Print exactly the lines below between the line containing "Rebuild this chart" and the line containing "error_inh = [1.1, 3.8, 0.8, 2.4, 4.1, 1.3]", counting both of those lines. Leave pictures out.

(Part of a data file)
☆ ☆ ☆ ☆ ☆

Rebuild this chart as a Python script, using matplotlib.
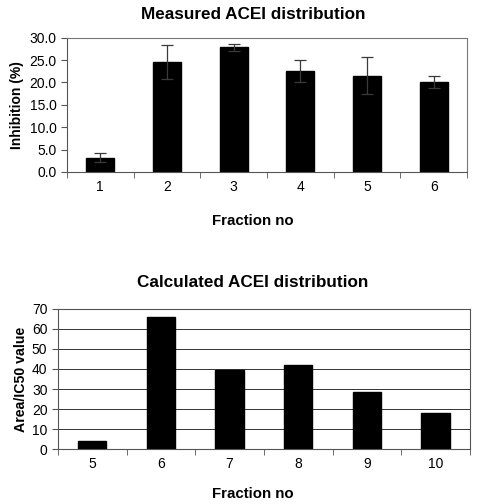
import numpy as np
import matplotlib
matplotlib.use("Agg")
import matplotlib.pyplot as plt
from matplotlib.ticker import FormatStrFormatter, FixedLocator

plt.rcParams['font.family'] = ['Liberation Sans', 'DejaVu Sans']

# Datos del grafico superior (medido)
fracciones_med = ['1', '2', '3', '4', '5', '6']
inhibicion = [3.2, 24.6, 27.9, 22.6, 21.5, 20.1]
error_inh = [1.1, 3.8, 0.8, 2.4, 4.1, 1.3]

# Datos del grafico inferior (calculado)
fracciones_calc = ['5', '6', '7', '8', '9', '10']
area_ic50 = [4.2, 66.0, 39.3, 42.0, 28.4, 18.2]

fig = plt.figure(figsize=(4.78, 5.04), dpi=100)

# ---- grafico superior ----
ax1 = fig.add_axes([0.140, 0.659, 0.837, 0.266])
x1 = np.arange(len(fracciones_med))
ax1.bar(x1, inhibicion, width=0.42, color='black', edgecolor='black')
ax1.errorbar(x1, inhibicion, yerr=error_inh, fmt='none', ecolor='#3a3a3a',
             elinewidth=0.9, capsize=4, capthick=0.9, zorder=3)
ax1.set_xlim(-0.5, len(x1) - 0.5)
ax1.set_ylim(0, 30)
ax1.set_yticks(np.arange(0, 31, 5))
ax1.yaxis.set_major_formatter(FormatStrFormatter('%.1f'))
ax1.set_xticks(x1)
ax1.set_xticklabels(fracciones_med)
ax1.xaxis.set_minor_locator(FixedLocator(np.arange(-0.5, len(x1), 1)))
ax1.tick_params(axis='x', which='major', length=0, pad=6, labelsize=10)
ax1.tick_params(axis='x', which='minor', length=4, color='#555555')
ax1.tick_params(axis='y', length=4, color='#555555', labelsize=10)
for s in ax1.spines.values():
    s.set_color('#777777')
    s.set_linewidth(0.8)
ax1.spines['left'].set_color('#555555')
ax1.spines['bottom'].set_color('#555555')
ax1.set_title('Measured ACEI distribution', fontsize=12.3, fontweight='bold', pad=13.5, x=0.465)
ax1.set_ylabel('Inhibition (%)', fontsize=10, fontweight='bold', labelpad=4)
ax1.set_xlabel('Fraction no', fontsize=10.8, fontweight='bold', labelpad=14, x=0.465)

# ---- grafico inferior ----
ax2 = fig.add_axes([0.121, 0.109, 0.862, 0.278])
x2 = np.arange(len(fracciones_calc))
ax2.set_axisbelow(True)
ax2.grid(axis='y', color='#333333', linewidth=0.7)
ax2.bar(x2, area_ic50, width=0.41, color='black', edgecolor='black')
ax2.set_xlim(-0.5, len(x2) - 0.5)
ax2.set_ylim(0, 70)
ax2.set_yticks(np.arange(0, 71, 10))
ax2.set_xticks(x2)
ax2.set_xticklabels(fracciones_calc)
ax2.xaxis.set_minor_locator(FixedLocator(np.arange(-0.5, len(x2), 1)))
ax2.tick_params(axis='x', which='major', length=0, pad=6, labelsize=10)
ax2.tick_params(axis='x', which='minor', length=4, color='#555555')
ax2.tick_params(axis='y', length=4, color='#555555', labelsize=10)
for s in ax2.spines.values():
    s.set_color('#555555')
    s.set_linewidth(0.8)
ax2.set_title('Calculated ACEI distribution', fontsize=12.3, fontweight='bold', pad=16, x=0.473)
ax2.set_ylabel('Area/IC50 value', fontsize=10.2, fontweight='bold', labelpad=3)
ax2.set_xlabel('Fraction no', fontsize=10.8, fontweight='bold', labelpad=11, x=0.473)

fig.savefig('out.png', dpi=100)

☆ ☆ ☆ ☆ ☆

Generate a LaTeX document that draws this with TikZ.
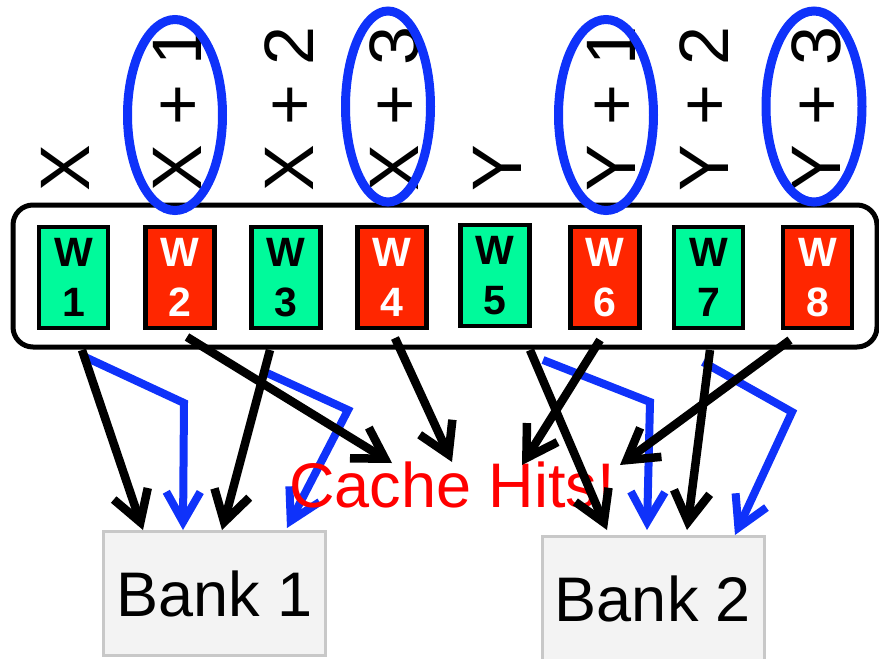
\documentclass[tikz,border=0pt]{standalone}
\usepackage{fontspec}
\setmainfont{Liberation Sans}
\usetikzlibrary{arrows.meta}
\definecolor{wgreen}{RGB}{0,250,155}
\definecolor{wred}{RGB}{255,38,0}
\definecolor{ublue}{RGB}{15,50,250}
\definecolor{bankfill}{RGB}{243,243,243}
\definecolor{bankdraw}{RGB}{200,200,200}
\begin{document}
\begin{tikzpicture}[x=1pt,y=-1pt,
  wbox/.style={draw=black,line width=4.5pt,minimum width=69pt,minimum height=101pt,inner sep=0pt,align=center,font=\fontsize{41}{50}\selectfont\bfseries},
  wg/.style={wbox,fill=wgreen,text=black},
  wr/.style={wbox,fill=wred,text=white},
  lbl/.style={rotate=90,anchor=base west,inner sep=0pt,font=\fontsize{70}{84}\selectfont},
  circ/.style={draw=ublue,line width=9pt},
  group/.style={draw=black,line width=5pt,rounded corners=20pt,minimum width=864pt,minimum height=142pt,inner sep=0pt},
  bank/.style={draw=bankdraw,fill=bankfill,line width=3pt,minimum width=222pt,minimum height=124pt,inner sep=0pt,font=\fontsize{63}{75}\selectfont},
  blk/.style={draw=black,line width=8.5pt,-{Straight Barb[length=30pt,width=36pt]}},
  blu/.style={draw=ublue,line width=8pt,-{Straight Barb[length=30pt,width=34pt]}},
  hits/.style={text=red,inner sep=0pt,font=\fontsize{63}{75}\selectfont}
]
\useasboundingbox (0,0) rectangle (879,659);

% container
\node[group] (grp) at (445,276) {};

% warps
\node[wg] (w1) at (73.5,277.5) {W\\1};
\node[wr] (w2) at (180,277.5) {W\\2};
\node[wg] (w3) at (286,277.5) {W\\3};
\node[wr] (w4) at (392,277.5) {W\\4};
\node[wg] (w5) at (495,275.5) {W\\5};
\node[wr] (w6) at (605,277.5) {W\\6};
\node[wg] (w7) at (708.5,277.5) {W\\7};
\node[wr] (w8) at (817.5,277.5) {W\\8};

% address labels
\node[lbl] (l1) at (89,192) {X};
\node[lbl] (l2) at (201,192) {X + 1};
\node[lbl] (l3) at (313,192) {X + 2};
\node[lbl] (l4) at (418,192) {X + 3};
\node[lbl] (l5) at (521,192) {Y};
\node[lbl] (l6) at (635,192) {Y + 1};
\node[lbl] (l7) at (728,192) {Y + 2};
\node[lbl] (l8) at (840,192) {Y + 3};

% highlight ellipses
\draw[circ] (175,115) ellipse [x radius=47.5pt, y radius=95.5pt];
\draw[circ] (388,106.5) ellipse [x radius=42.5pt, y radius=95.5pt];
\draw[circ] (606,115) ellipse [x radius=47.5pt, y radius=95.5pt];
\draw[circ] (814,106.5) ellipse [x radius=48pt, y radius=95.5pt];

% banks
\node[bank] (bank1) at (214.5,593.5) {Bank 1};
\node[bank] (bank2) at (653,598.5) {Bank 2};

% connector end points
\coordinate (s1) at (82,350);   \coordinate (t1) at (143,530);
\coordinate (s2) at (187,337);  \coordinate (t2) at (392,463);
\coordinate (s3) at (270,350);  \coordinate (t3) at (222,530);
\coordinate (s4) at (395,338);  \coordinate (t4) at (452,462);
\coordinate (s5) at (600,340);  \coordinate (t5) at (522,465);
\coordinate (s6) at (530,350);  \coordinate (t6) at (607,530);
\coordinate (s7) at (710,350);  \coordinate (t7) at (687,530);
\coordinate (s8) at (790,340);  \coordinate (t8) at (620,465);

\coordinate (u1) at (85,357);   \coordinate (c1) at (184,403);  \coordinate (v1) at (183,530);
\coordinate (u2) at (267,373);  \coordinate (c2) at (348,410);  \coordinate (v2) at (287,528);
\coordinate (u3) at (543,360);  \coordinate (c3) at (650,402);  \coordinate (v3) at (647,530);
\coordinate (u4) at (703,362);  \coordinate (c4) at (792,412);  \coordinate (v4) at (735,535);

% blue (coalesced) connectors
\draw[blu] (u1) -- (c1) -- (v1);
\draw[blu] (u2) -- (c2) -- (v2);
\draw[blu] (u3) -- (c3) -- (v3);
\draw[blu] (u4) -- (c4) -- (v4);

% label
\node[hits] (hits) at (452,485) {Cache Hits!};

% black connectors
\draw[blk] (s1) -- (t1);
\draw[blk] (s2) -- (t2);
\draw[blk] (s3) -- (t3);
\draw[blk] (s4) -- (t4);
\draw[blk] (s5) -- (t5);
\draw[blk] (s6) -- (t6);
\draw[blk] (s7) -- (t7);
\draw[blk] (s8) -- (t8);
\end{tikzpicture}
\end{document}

☆ ☆ ☆ ☆ ☆

### Output below
Rebuild this chart as a Python script, using matplotlib.
import numpy as np
import matplotlib
matplotlib.use("Agg")
import matplotlib.pyplot as plt
from matplotlib.ticker import FormatStrFormatter, FixedLocator

plt.rcParams['font.family'] = ['Liberation Sans', 'DejaVu Sans']

# Datos del grafico superior (medido)
fracciones_med = ['1', '2', '3', '4', '5', '6']
inhibicion = [3.2, 24.6, 27.9, 22.6, 21.5, 20.1]
error_inh = [1.1, 3.8, 0.8, 2.4, 4.1, 1.3]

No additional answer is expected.